Short answer: Western astrology is built mainly around the planets and the sign tied to your birth month. Eastern (Chinese) astrology is built around your exact birth date and time, mapped onto five energies: Wood, Fire, Earth, Metal, and Water. One gives you a single sign; the other gives you a full energy profile.
What Western astrology looks at
Most people meet Western astrology through their star sign or sun sign (Aries, Taurus, and so on), which really just reflects the month you were born. Deeper Western charts add the planets and where they sat at your birth. It is rich and popular, but the headline most people know is one sign out of twelve.
What Eastern (Chinese) astrology looks at
Eastern astrology starts from your full birth moment and translates it into a balance of the five energies. Instead of one label, you get a picture of which energies run strong, weak, or missing in you, and how they shift year by year. The familiar Chinese zodiac animals are only the surface; the real depth is in the elements underneath. You can see your own balance free with the Energy Chart calculator.
The biggest difference
It comes down to detail. At the popular level, Western astrology sorts everyone into twelve signs. Eastern astrology builds a personalized blend from five energies across your whole birth chart, so two people born in the same month can look quite different. See how that blend works in our Energy Chart guide and Five Elements guide.
Which one is more accurate?
Honestly, neither has been proven to predict the future in a controlled study, so both are best treated as tools for self-reflection rather than fortune-telling.
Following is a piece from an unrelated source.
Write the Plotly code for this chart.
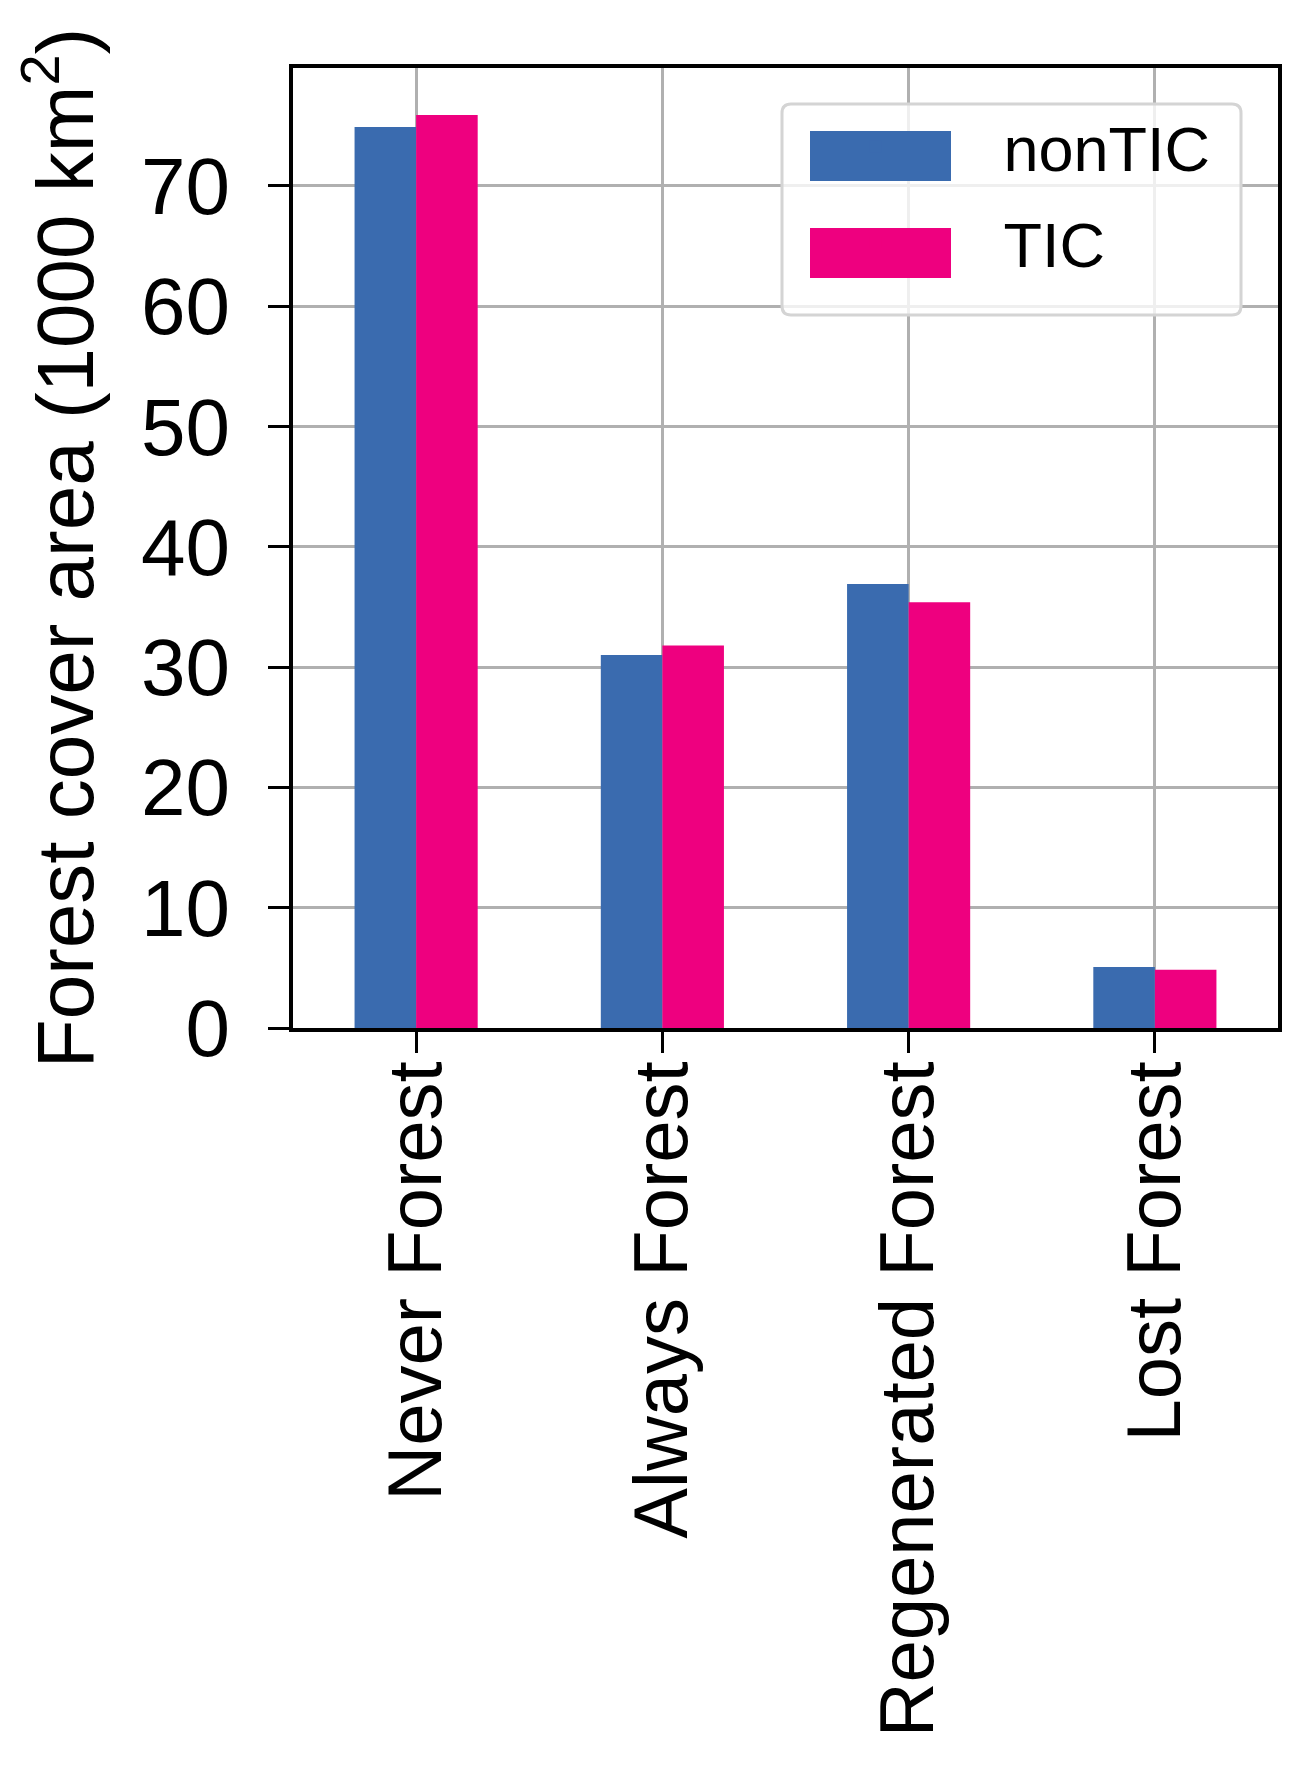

That said, because Eastern astrology uses more of your birth information, many people find it more specific and personal than a single birth-month sign.
Can you use both?
Yes. They answer slightly different questions: Western leans into "who am I?", while Eastern leans into "what is my energy, and what do I do about it?" If you are new, the Eastern five-element view is a friendly place to start because it ties directly to practical, everyday balance.